God wants us to be a part of it all, to find joy in what God finds joy, to be made happy by all that makes God happy, to be made to smile in the same way God was made to smile. So our very communicative relational God invites the land, the sea, the animals and US to bring forth to participate in creation. To be a apart of the continuing becoming that is the ongoing, growing and changing, multiplying world all around us, to participate in the ongoing-ness, to grow, to nurture growth, to change and produce change to multiply and fill the world with the joy of every growing, changing producing creation.

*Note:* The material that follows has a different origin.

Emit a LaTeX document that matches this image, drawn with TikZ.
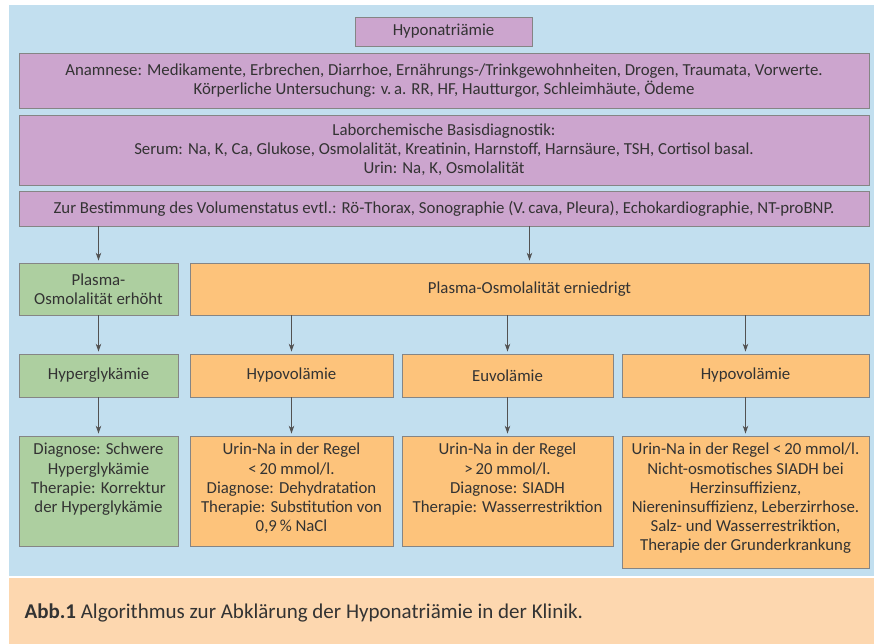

So here we have our introduction to God and what we find is a speaking God. The very Word of God is what brings all creation into being. Our God speaks and things happen, they are, they become. The Word of God is powerful, but not only is it powerful but it is meaningful. It brings meaning to all of which and to whom it speaks. The Word of God names creation, names the land, the sea and the sky, gives order, meaning and identity to our world. And our God invites us, and the world around us to join God in the creative process, to bring forth, to be fruitful, to fill, to multiply, and to add to this growing, changing, and productive world. God invites us to join in the joy of creation. Our God is relational, continually reaching out to us, communicating with us desiring to be in relationship with us. The God we meet here at the beginning is a talkative God, who begins speaking and does not seem to stop, but unlike that guy at the party who we just can’t seem to get away from, because he just keeps talking and talking, everything God has to say is worth hearing, it has meaning and brings meaning to the world around. The words God says invites us to join God in what brings God joy and are words which affirm our goodness and shows us, we all, every last one of us has value and meaning in this world. God’s Word tells us who we are, tells to whom we belong and they tell us who we look like. Every word that comes out of the mouth of God is worth listening to and should be heard.